— START OF RAW DATA —

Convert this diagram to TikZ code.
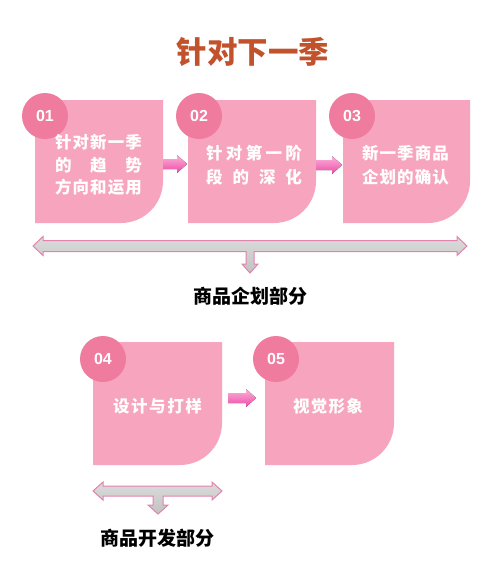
\documentclass[tikz,border=0pt]{standalone}
\usepackage{fontspec}
\newfontfamily\cjk{Noto Sans CJK SC}
\newfontfamily\numf{Liberation Sans}
\definecolor{boxfill}{HTML}{F7A5BE}
\definecolor{circfill}{HTML}{EF7B9E}
\definecolor{titlec}{HTML}{C2522C}
\definecolor{arrline}{HTML}{E283AE}
\definecolor{arrA}{HTML}{FBB2D9}
\definecolor{arrB}{HTML}{EC4AA6}
\tikzset{
  numc/.style={circle,fill=circfill,minimum size=46pt,inner sep=0pt,text=white,
    font=\numf\bfseries\fontsize{16}{16}\selectfont},
  boxtxt/.style={align=center,inner sep=0pt,text=white,
    font=\cjk\bfseries\fontsize{16.5}{24.5}\selectfont},
  lbl/.style={inner sep=0pt,font=\cjk\bfseries\fontsize{19}{20}\selectfont},
  pinkarrow/.style={top color=arrA,bottom color=arrB},
  grayarrow/.style={draw=arrline,line width=1pt,top color=gray!28,bottom color=gray!48,line join=miter}
}
\newcommand\pbox[4]{%
  \fill[boxfill] (#1,{(#2+#4)/2}) [rounded corners=30pt] -- (#1,#2) [sharp corners] -- (#3,#2) -- ({#3},{(#2+#4)/2}) [rounded corners=42pt] -- (#3,#4) [sharp corners] -- (#1,#4) -- cycle;}
\newcommand\rarr[3]{%
  \fill[pinkarrow] (#1,{#3-5}) -- ({#2-10},{#3-5}) -- ({#2-10},{#3-9}) -- (#2,#3) -- ({#2-10},{#3+9}) -- ({#2-10},{#3+5}) -- (#1,{#3+5}) -- cycle;}
\newcommand\sline[2]{\makebox[#1][s]{#2}}
\newcommand\hf{\hfill}
\begin{document}
\begin{tikzpicture}[x=1pt,y=-1pt]
\useasboundingbox (0,0) rectangle (499,581);
\fill[white] (0,0) rectangle (499,581);
% title
\node[inner sep=0pt,text=titlec,font=\cjk\bfseries\fontsize{30.5}{31}\selectfont] (title) at (253,52) {针对下一季};
% row 1 boxes
\pbox{35}{100}{163}{223}
\pbox{188}{100}{316}{223}
\pbox{343}{100}{470}{223}
\node[numc] (c1) at (45,116) {01};
\node[numc] (c2) at (199,116) {02};
\node[numc] (c3) at (352,116) {03};
\node[boxtxt,font=\cjk\bfseries\fontsize{16.5}{22.5}\selectfont] (t1) at (98.5,165) {\sline{87pt}{针\hf{}对\hf{}新\hf{}一\hf{}季}\\\sline{87pt}{的\hf{}趋\hf{}势}\\\sline{87pt}{方\hf{}向\hf{}和\hf{}运\hf{}用}};
\node[boxtxt] (t2) at (254,165) {\sline{96pt}{针\hf{}对\hf{}第\hf{}一\hf{}阶}\\\sline{96pt}{段\hf{}的\hf{}深\hf{}化}};
\node[boxtxt] (t3) at (405.5,165) {\sline{87pt}{新\hf{}一\hf{}季\hf{}商\hf{}品}\\\sline{87pt}{企\hf{}划\hf{}的\hf{}确\hf{}认}};
\rarr{163}{187}{164}
\rarr{316}{342}{165}
% big T arrow
\path[grayarrow] (33,246) -- (43,236.5) -- (43,240.5) -- (457,240.5) -- (457,236.5) -- (467,246) -- (457,255.5) -- (457,251.5) -- (254,251.5) -- (254,264) -- (258,264) -- (250,273) -- (242,264) -- (246,264) -- (246,251.5) -- (43,251.5) -- (43,255.5) -- cycle;
\node[lbl] (l1) at (250,296) {商品企划部分};
% row 2
\pbox{93}{342}{222}{465}
\pbox{265}{342}{394}{465}
\node[numc] (c4) at (103,359) {04};
\node[numc] (c5) at (276,359) {05};
\node[boxtxt] (t4) at (157.5,406) {\sline{89pt}{设\hf{}计\hf{}与\hf{}打\hf{}样}};
\node[boxtxt] (t5) at (328,406) {\sline{70pt}{视\hf{}觉\hf{}形\hf{}象}};
\rarr{228}{256}{398}
% small T arrow
\path[grayarrow] (93,491) -- (103,482) -- (103,486) -- (212,486) -- (212,482) -- (222,491) -- (212,500) -- (212,496) -- (163,496) -- (163,505) -- (168,505) -- (158,514) -- (148,505) -- (153,505) -- (153,496) -- (103,496) -- (103,500) -- cycle;
\node[lbl] (l2) at (157,538) {商品开发部分};
\end{tikzpicture}
\end{document}
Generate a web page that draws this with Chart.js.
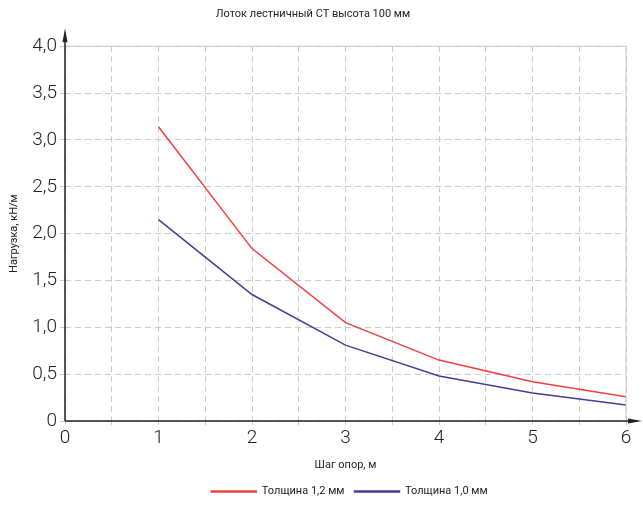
<!DOCTYPE html>
<html>
<head>
<meta charset="utf-8">
<script src="https://cdn.jsdelivr.net/npm/chart.js@4/dist/chart.umd.min.js"></script>
<style>
  html, body { margin: 0; padding: 0; background: #fff; }
  #wrap { width: 643px; height: 508px; }
</style>
</head>
<body>
<div id="wrap"><canvas id="loadChart" width="643" height="508"></canvas></div>
<script>
// Chart data
const spans = [1, 2, 3, 4, 5, 6];
const load12 = [3.14, 1.84, 1.05, 0.65, 0.42, 0.26];
const load10 = [2.15, 1.35, 0.81, 0.48, 0.30, 0.17];
const seriesNames = ['Толщина 1,2 мм', 'Толщина 1,0 мм'];

const FONT = 'Roboto, "Liberation Sans", sans-serif';
const GRID = '#cccccc';
const AXIS = '#222222';

function toPoints(ys) {
    return spans.map((x, i) => ({ x: x, y: ys[i] }));
}

// center the legend under the plot area instead of the whole canvas
const legendShift = {
    id: 'legendShift',
    afterLayout(chart) {
        const lg = chart.legend;
        const mid = (chart.chartArea.left + chart.chartArea.right) / 2 + 4;
        lg.left = 2 * mid - lg.right;
    }
};

// draws axis lines with arrows and solid top/right border lines
const axisArrows = {
    id: 'axisArrows',
    afterDraw(chart) {
        const c = chart.ctx;
        const xs = chart.scales.x;
        const ys = chart.scales.y;
        const x0 = xs.getPixelForValue(0);
        const x6 = xs.getPixelForValue(6);
        const y0 = ys.getPixelForValue(0);
        const y4 = ys.getPixelForValue(4);
        c.save();
        // solid outer grid lines
        c.strokeStyle = GRID;
        c.lineWidth = 1;
        c.beginPath();
        c.moveTo(x0, y4); c.lineTo(x6, y4);
        c.moveTo(x6, y4); c.lineTo(x6, y0);
        c.stroke();
        // axes
        c.strokeStyle = AXIS;
        c.fillStyle = AXIS;
        c.lineWidth = 1.5;
        c.beginPath();
        c.moveTo(x0, y0); c.lineTo(x0, y4 - 8);
        c.moveTo(x0, y0); c.lineTo(x6 + 5, y0);
        c.stroke();
        // y arrow
        c.beginPath();
        c.moveTo(x0, y4 - 18);
        c.lineTo(x0 - 2.5, y4 - 4);
        c.lineTo(x0 + 2.5, y4 - 4);
        c.closePath();
        c.fill();
        // x arrow
        c.beginPath();
        c.moveTo(x6 + 16, y0);
        c.lineTo(x6 + 2, y0 - 2.5);
        c.lineTo(x6 + 2, y0 + 2.5);
        c.closePath();
        c.fill();
        c.restore();
    }
};

const ctx = document.getElementById('loadChart').getContext('2d');

new Chart(ctx, {
    type: 'line',
    data: {
        datasets: [{
            label: seriesNames[0],
            data: toPoints(load12),
            borderColor: '#ee4040',
            backgroundColor: '#ee4040',
            borderWidth: 1.5,
            pointRadius: 0,
            tension: 0
        }, {
            label: seriesNames[1],
            data: toPoints(load10),
            borderColor: '#463c98',
            backgroundColor: '#463c98',
            borderWidth: 1.5,
            pointRadius: 0,
            tension: 0
        }]
    },
    options: {
        responsive: false,
        animation: false,
        layout: {
            padding: { left: 0, right: 17, top: 0, bottom: 1 }
        },
        plugins: {
            title: {
                display: true,
                text: 'Лоток лестничный СТ высота 100 мм',
                color: '#222',
                font: { family: FONT, size: 11, weight: 'normal' },
                padding: { top: 8, bottom: 25 }
            },
            legend: {
                position: 'bottom',
                labels: {
                    color: '#222',
                    font: { family: FONT, size: 11 },
                    boxWidth: 45,
                    boxHeight: 1,
                    padding: 10
                }
            },
            tooltip: { enabled: false }
        },
        scales: {
            x: {
                type: 'linear',
                min: 0,
                max: 6,
                afterFit: function (scale) { scale.height = 55; },
                ticks: {
                    stepSize: 0.5,
                    color: '#222',
                    padding: 2,
                    font: { family: FONT, size: 19, weight: 300 },
                    callback: function (value) {
                        return Number.isInteger(value) ? String(value) : '';
                    }
                },
                grid: {
                    color: GRID,
                    tickLength: 4
                },
                border: { display: false, dash: [6, 4] },
                title: {
                    display: true,
                    text: 'Шаг опор, м',
                    color: '#222',
                    font: { family: FONT, size: 11 },
                    padding: { top: 4, bottom: 4 }
                }
            },
            y: {
                min: 0,
                max: 4,
                afterFit: function (scale) { scale.width = 65; },
                ticks: {
                    stepSize: 0.5,
                    color: '#222',
                    padding: 3,
                    font: { family: FONT, size: 19, weight: 300 },
                    callback: function (value) {
                        return value === 0 ? '0' : value.toFixed(1).replace('.', ',');
                    }
                },
                grid: {
                    color: GRID,
                    tickLength: 5
                },
                border: { display: false, dash: [6, 4] },
                title: {
                    display: true,
                    text: 'Нагрузка, кН/м',
                    color: '#222',
                    font: { family: FONT, size: 11 },
                    padding: { top: 8, bottom: 4 }
                }
            }
        }
    },
    plugins: [legendShift, axisArrows]
});
</script>
</body>
</html>
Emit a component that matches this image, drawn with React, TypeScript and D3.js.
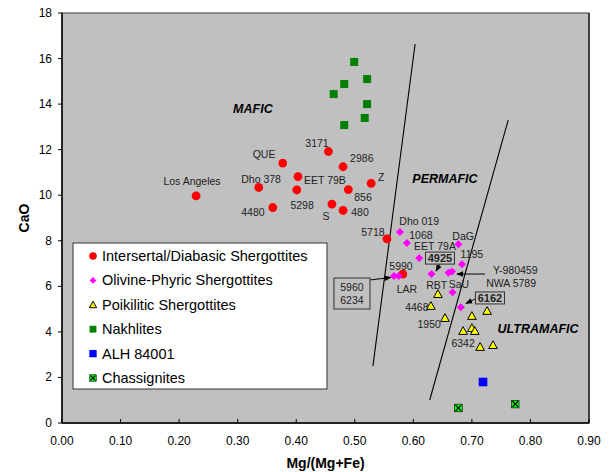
import React from "react";
import * as d3 from "d3";

// Mg/(Mg+Fe) vs CaO for Martian meteorites
const intersertal = [
  [0.229, 9.97], [0.377, 11.41], [0.455, 11.92], [0.48, 11.25], [0.336, 10.34],
  [0.403, 10.82], [0.401, 10.23], [0.528, 10.52], [0.489, 10.25], [0.36, 9.46],
  [0.461, 9.61], [0.48, 9.33], [0.555, 8.08], [0.582, 6.54],
];
const olivinePhyric = [
  [0.577, 8.38], [0.589, 7.9], [0.61, 7.24], [0.677, 7.85], [0.683, 6.97],
  [0.567, 6.45], [0.575, 6.45], [0.631, 6.54], [0.66, 6.6], [0.666, 6.65],
  [0.667, 5.74], [0.681, 5.08],
];
const poikilitic = [
  [0.642, 5.66], [0.63, 5.14], [0.654, 4.61], [0.7, 4.7], [0.726, 4.92],
  [0.685, 4.04], [0.7, 4.17], [0.705, 4.04], [0.714, 3.34], [0.736, 3.42],
];
const nakhlites = [
  [0.499, 15.85], [0.521, 15.1], [0.482, 14.88], [0.464, 14.44],
  [0.521, 14.0], [0.517, 13.39], [0.482, 13.08],
];
const alh84001 = [[0.719, 1.8]];
const chassignites = [[0.677, 0.66], [0.774, 0.83]];

const boundaryLines = [
  [[0.531, 2.5], [0.603, 16.64]],
  [[0.628, 1.01], [0.762, 13.3]],
];

const pointLabels: [string, number, number][] = [
  ["3171", 0.4355, 12.29], ["QUE", 0.345, 11.81], ["2986", 0.512, 11.63],
  ["Los Angeles", 0.222, 10.62], ["Dho 378", 0.34, 10.71], ["EET 79B", 0.449, 10.67],
  ["Z", 0.545, 10.8], ["856", 0.514, 9.92], ["5298", 0.41, 9.57],
  ["4480", 0.326, 9.26], ["S", 0.451, 9.09], ["480", 0.509, 9.26],
  ["5718", 0.531, 8.38], ["Dho 019", 0.61, 8.87], ["1068", 0.613, 8.25],
  ["EET 79A", 0.637, 7.77], ["DaG", 0.685, 8.21], ["1195", 0.7, 7.42],
  ["5990", 0.579, 6.89], ["LAR", 0.589, 5.88], ["RBT", 0.64, 6.06],
  ["SaU", 0.678, 6.1], ["4468", 0.606, 5.09], ["1950", 0.627, 4.35],
  ["6342", 0.685, 3.51], ["Y-980459", 0.774, 6.72], ["NWA 5789", 0.767, 6.15],
];

const fieldLabels: [string, number, number][] = [
  ["MAFIC", 0.326, 13.78],
  ["PERMAFIC", 0.654, 10.71],
  ["ULTRAMAFIC", 0.813, 4.13],
];

// boxed callouts: lines of text, centre, bold
const boxes = [
  { lines: ["4925"], x: 0.6455, y: 7.24, bold: true },
  { lines: ["6162"], x: 0.7309, y: 5.49, bold: true },
  { lines: ["5960", "6234"], x: 0.4952, y: 5.685, bold: false },
];

const arrows = [
  [[0.6455, 6.98], [0.6387, 6.67]],
  [[0.7053, 5.44], [0.6899, 5.25]],
  [[0.526, 6.28], [0.5618, 6.39]],
  [[0.7223, 6.54], [0.6745, 6.54]],
];

const xTicks = d3.range(0, 0.91, 0.1);
const yTicks = d3.range(0, 19, 2);

const legendItems = [
  "Intersertal/Diabasic Shergottites",
  "Olivine-Phyric Shergottites",
  "Poikilitic Shergottites",
  "Nakhlites",
  "ALH 84001",
  "Chassignites",
];

const W = 609;
const H = 472;
const FONT = "'Liberation Sans', Arial, sans-serif";

function Marker({ kind, cx, cy, s = 1 }: { kind: number; cx: number; cy: number; s?: number }) {
  if (kind === 0) return <circle cx={cx} cy={cy} r={4.4 * s} fill="#FF0000" />;
  if (kind === 1) {
    const r = 4 * s;
    return <path d={`M${cx},${cy - r}L${cx + r},${cy}L${cx},${cy + r}L${cx - r},${cy}Z`} fill="#FF00FF" />;
  }
  if (kind === 2) {
    const r = 4.3 * s;
    return (
      <path
        d={`M${cx},${cy - r}L${cx + r},${cy + r * 0.8}L${cx - r},${cy + r * 0.8}Z`}
        fill="#FFFF00" stroke="#000" strokeWidth={1}
      />
    );
  }
  if (kind === 3) {
    const r = 4 * s;
    return <rect x={cx - r} y={cy - r} width={2 * r} height={2 * r} fill="#008000" />;
  }
  if (kind === 4) {
    const r = 4.3 * s;
    return <rect x={cx - r} y={cy - r} width={2 * r} height={2 * r} fill="#0000FF" />;
  }
  const r = 3.8 * s;
  const k = r * 0.75;
  return (
    <g>
      <rect x={cx - r} y={cy - r} width={2 * r} height={2 * r} fill="#00FF00" stroke="#000" strokeWidth={0.6} />
      <path d={`M${cx - k},${cy - k}L${cx + k},${cy + k}M${cx + k},${cy - k}L${cx - k},${cy + k}`} stroke="#000" strokeWidth={1.2} />
    </g>
  );
}

export default function App() {
  const x = d3.scaleLinear().domain([0, 0.9]).range([62, 589]);
  const y = d3.scaleLinear().domain([0, 18]).range([423, 13]);
  const line = d3.line<number[]>().x((d) => x(d[0])).y((d) => y(d[1]));
  const series = [intersertal, olivinePhyric, poikilitic, nakhlites, alh84001, chassignites];

  return (
    <svg
      width={W}
      height={H}
      style={{ position: "absolute", left: 0, top: 0, background: "#fff" }}
      fontFamily={FONT}
    >
      <defs>
        <marker id="ah" viewBox="0 0 10 10" refX="9" refY="5" markerWidth="7" markerHeight="7" orient="auto">
          <path d="M0,1L10,5L0,9Z" fill="#000" />
        </marker>
      </defs>

      <rect x={x(0)} y={y(18)} width={x(0.9) - x(0)} height={y(0) - y(18)} fill="#C0C0C0" stroke="#555" strokeWidth={1.2} />

      {/* boundary lines */}
      {boundaryLines.map((l, i) => (
        <path key={i} d={line(l) || ""} stroke="#000" strokeWidth={1.1} fill="none" />
      ))}

      {/* field labels */}
      {fieldLabels.map(([t, a, b]) => (
        <text key={t} x={x(a)} y={y(b)} textAnchor="middle" dominantBaseline="central"
          fontSize={12.5} fontWeight="bold" fontStyle="italic" fill="#000">{t}</text>
      ))}

      {/* point labels */}
      {pointLabels.map(([t, a, b]) => (
        <text key={t} x={x(a)} y={y(b)} textAnchor="middle" dominantBaseline="central"
          fontSize={10.5} fill="#222">{t}</text>
      ))}

      {/* callout arrows */}
      {arrows.map((a, i) => (
        <path key={i} d={line(a) || ""} stroke="#000" strokeWidth={1} markerEnd="url(#ah)" />
      ))}

      {/* data points */}
      {series.map((pts, k) => pts.map((p, i) => (
        <Marker key={`${k}-${i}`} kind={k} cx={x(p[0])} cy={y(p[1])} />
      )))}

      {/* boxed callouts */}
      {boxes.map((b, i) => {
        const w = b.lines.length > 1 ? 36 : 29;
        const h = b.lines.length > 1 ? 31 : 12;
        const cx = x(b.x);
        const cy = y(b.y);
        return (
          <g key={i}>
            <rect x={cx - w / 2} y={cy - h / 2} width={w} height={h} fill="#C0C0C0" stroke="#333" strokeWidth={1} />
            {b.lines.map((t, j) => (
              <text key={j} x={cx} y={cy + (j - (b.lines.length - 1) / 2) * 13} textAnchor="middle"
                dominantBaseline="central" fontSize={b.bold ? 11 : 10.5} fontWeight={b.bold ? "bold" : "normal"}
                fill="#222">{t}</text>
            ))}
          </g>
        );
      })}

      {/* axes */}
      <line x1={x(0)} x2={x(0)} y1={y(0)} y2={y(18)} stroke="#000" strokeWidth={1.5} />
      <line x1={x(0)} x2={x(0.9)} y1={y(0)} y2={y(0)} stroke="#000" strokeWidth={1.5} />
      <line x1={x(0.9)} x2={x(0.9)} y1={y(0)} y2={y(18)} stroke="#111" strokeWidth={1.2} />
      {yTicks.map((t) => (
        <g key={t}>
          <line x1={x(0) - 4} x2={x(0)} y1={y(t)} y2={y(t)} stroke="#000" />
          <text x={52} y={y(t)} textAnchor="end" dominantBaseline="central" fontSize={12} fill="#000">{t}</text>
        </g>
      ))}
      {xTicks.map((t) => (
        <g key={t}>
          <line x1={x(t)} x2={x(t)} y1={y(0)} y2={y(0) - 4} stroke="#000" />
          <text x={x(t)} y={441} textAnchor="middle" dominantBaseline="central" fontSize={12} fill="#000">{t.toFixed(2)}</text>
        </g>
      ))}
      <text x={(x(0) + x(0.9)) / 2} y={463} textAnchor="middle" dominantBaseline="central"
        fontSize={14} fontWeight="bold">Mg/(Mg+Fe)</text>
      <text transform={`translate(24,${y(9)}) rotate(-90)`} textAnchor="middle" dominantBaseline="central"
        fontSize={14} fontWeight="bold">CaO</text>

      {/* legend */}
      <rect x={73} y={243} width={254} height={146} fill="#fff" stroke="#333" strokeWidth={1} />
      {legendItems.map((t, i) => (
        <g key={t}>
          <Marker kind={i} cx={93} cy={256 + i * 24.4} s={0.85} />
          <text x={102} y={256 + i * 24.4} dominantBaseline="central" fontSize={14.5} fill="#000">{t}</text>
        </g>
      ))}
    </svg>
  );
}
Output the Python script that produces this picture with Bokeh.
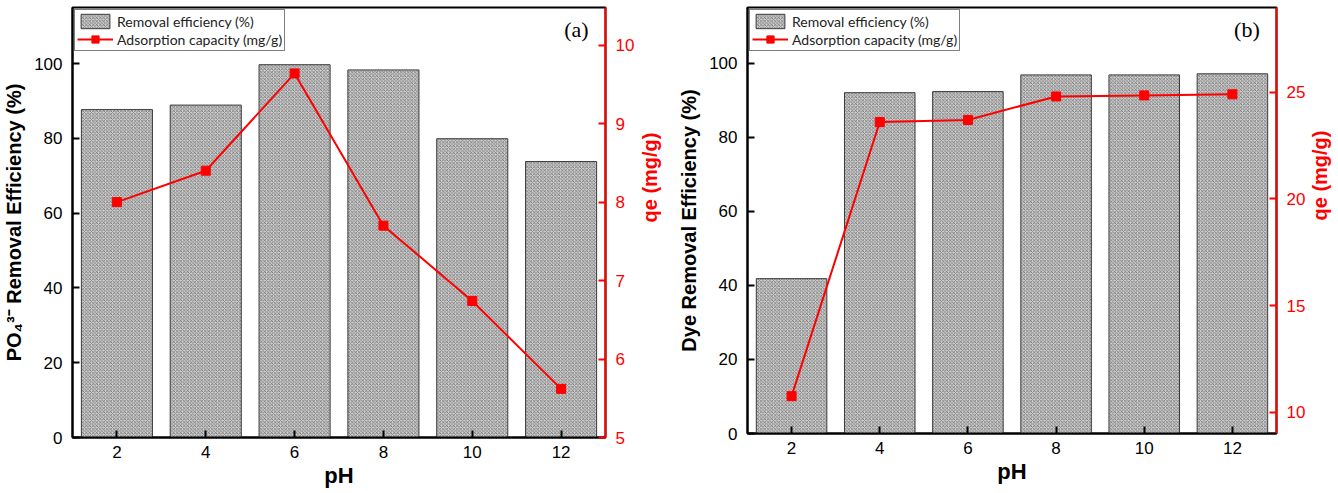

— END OF RAW DATA —

DIRECTIONS: From the material above, reproduce only what runs from the line holding "Emit a component" down to the line holding "import * as", both included, pictures excluded.

FINAL RESULT:
Emit a component that matches this image, drawn with React, TypeScript and D3.js.
import React from "react";
import * as d3 from "d3";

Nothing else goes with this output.